Operations in the ancient Incan world would sometimes involve scraping and drilling holes in the skull, a surgery researchers now know was so refined in ancient Peru that survival rates during the Incan empire were relatively high—about twice that of the American Civil War for similar cranial operations, according to one study.

Research published in World Neurosurgery showed that these ancient peoples had refined the act of scraping, cutting and drilling openings into craniums. It’s a technique called trepanation that was practiced around the world for thousands of years, primarily to treat head trauma, but possibly to treat headaches, seizures, mental illnesses or even to expel perceived evil spirits. The Incas seemed especially skilled at this technique.

“They seemed to understand head anatomy and purposefully avoided the areas where there would be more bleeding,” said Dr. David S. Kushner in a statement. Kushner is a clinical professor of physical medicine and rehabilitation at the University of Miami Miller School of Medicine.

0612-Skullhole A skull. Researchers discovered that surgeons during the Incan empire had a high success rate when operating on skulls. Getty Images

“Physical evidence definitely shows that these ancient surgeons refined the procedure over time. Their success is truly remarkable.”

The mortality rate for this operation in the Inca empire was between 17 to 25 percent, but centuries later, during the American Civil War, the mortality rate was 46 and 56 percent, according to the study.

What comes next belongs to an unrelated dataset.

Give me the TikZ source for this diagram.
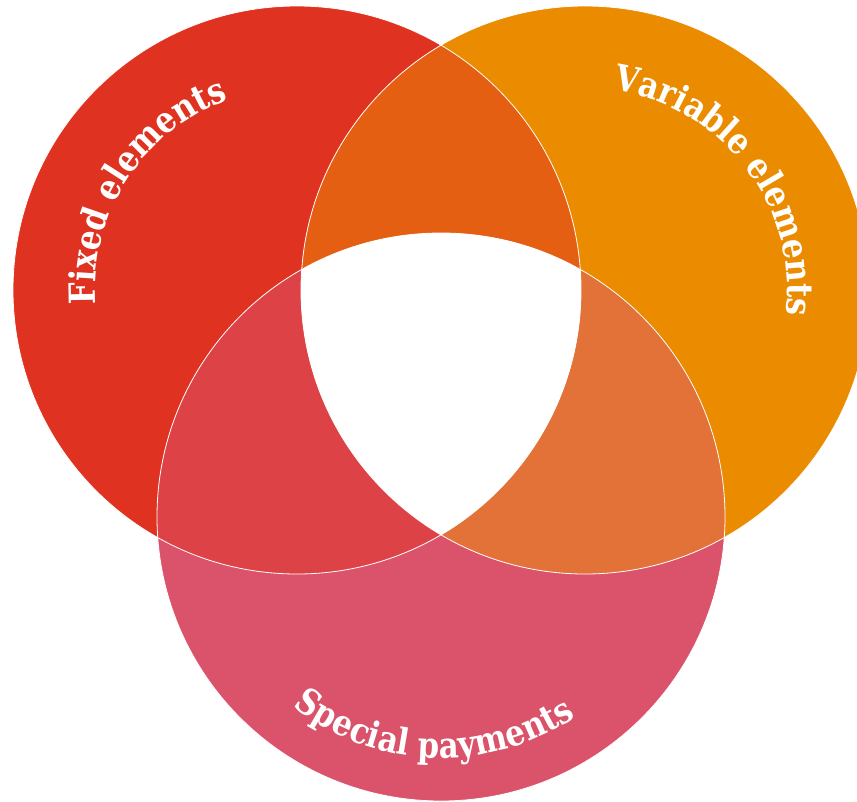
\documentclass[tikz,border=0pt]{standalone}
\usepackage{fontspec}
\newfontfamily\lblfont{DejaVu Serif}[FakeStretch=0.86]
\usetikzlibrary{decorations.text,calc}
\definecolor{cRed}{HTML}{DF3220}
\definecolor{cOrange}{HTML}{EB8C00}
\definecolor{cPink}{HTML}{DA536B}
\definecolor{cLR}{HTML}{E55F12}
\definecolor{cLB}{HTML}{DD4346}
\definecolor{cRB}{HTML}{E27237}
\tikzset{
  outline/.style={draw=white, line width=0.8pt},
  curvedlabel/.style={decorate, decoration={text along path, text align=center, text color=white,
     text={|\lblfont\bfseries\fontsize{36}{36}\selectfont|#1}}}
}
\begin{document}
\begin{tikzpicture}[x=1pt,y=1pt]
\useasboundingbox (0,0) rectangle (857,-801);
\clip (0,0) rectangle (857,-801);
\coordinate (cL) at (297,-290);
\coordinate (cR) at (585,-290);
\coordinate (cB) at (441,-517);
\def\rr{284}
% base circles
\fill[cRed] (cL) circle[radius=\rr];
\fill[cOrange] (cR) circle[radius=\rr];
\fill[cPink] (cB) circle[radius=\rr];
% pairwise overlaps
\begin{scope}
  \clip (cL) circle[radius=\rr];
  \fill[cLR] (cR) circle[radius=\rr];
  \fill[cLB] (cB) circle[radius=\rr];
\end{scope}
\begin{scope}
  \clip (cR) circle[radius=\rr];
  \fill[cRB] (cB) circle[radius=\rr];
\end{scope}
% triple overlap
\begin{scope}
  \clip (cL) circle[radius=\rr];
  \clip (cR) circle[radius=\rr];
  \fill[white] (cB) circle[radius=\rr];
\end{scope}
% outlines
\draw[outline] (cL) circle[radius=\rr];
\draw[outline] (cR) circle[radius=\rr];
\draw[outline] (cB) circle[radius=\rr];
% labels
\path[curvedlabel={Fixed elements}] ($(cL)+(186:202)$) arc[start angle=186, end angle=108, radius=202];
\path[curvedlabel={Variable elements}] ($(cR)+(84:202)$) arc[start angle=84, end angle=-9, radius=202];
\path[curvedlabel={Special payments}] ($(cB)+(232:241)$) arc[start angle=232, end angle=304, radius=241];
\end{tikzpicture}
\end{document}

The results of the research are based on evaluations of more than 800 skulls that had undergone the procedure between approximately 400 BCE and CE 1500. The researchers found a clear improvement in cranial surgery on the coastal regions and the Andean highlands of Peru, which led to a high survival rate in the 15th- and 16th-century Inca empire.

The researchers determined if a person had died shortly after surgery by looking at whether his or her skull had had time to heal. If there was no sign of new bone tissue growth, the researchers assumed the patient died during or within days of the surgery.

The study’s authors can’t be certain why the Incas had such a high success rate, but they think it might be good hygiene.

“We do not know how the ancient Peruvians prevented infection, but it seems that they did a good job of it,” Kushner said in the statement.

“Neither do we know what they used as anesthesia, but since there were so many [cranial surgeries] they must have used something—possibly coca leaves. Maybe there was something else, maybe a fermented beverage. There are no written records, so we just don’t know.”